The Public Fishery Alliance (PFA), who organized the demonstration, said the issues affecting the endangered runs have been known for more than 15 years — habitat degradation, climate change, seal predation, pollution and illegal netting — but DFO has failed to produce a strategic plan to address them.
Instead, the group said blanket closures as seen in the last two years place unfair burdens on the sport fishing sector, and will fail the Chinook as they have failed other species, including early Stuart sockeye, Thompson Coho and Steelhead.

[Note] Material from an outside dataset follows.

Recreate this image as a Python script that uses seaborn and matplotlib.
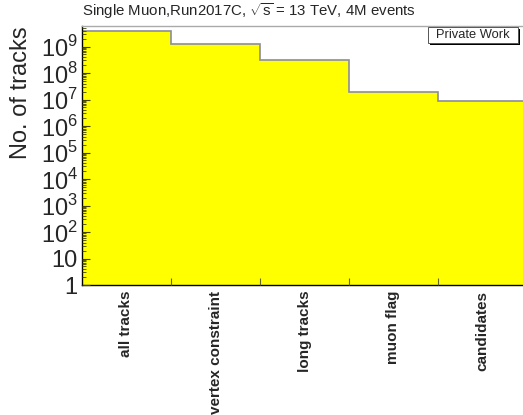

Last month, due to a high prevalence of endangered Chinook, DFO banned retention in most areas of southern B.C. until July 15, and not until Aug. 1 in the Strait of Juan de Fuca and Southern Strait of Georgia. Similar measures were in place last year.
PFA argued the current abundance of hatchery Chinook in southern B.C. can provide a sustainable public fishery, without putting undue risk on these wild stocks of concern.
In an open letter to Canada’s fisheries minister, prominent FAR member Dave Brown called on DFO to adopt recommendations put forth by the Sport Fish Advisory Board to open selective fisheries for hatchery Chinook in areas that have less than one-per cent encounter rate with stocks of concern.
“This would have created retention opportunities for the many healthy Chinook salmon stocks that are in the South Coast waters,” he wrote. “It would have protected critical socio and economic opportunities for all Canadians. Now you have decided that one per cent still was not acceptable … I ask you and your department if a proposal that was built on DFO’s own science and data is not acceptable at one-per cent encounter rate, then what is?”
Before their release into the wild, 10 per cent of hatchery Chinook are marked by the removal the adipose fin.
FAR wants DFO to start marking 100 per cent of the fish to allow for a sustainable selective fishery of these hatchery Chinook.
At the time of posting, calls to the DFO for comment were not returned.
The department has previously said abundant stocks are known to mix in with threatened populations. Extreme conservation decisions are necessary to keep the stocks of concern numbers as high as possible.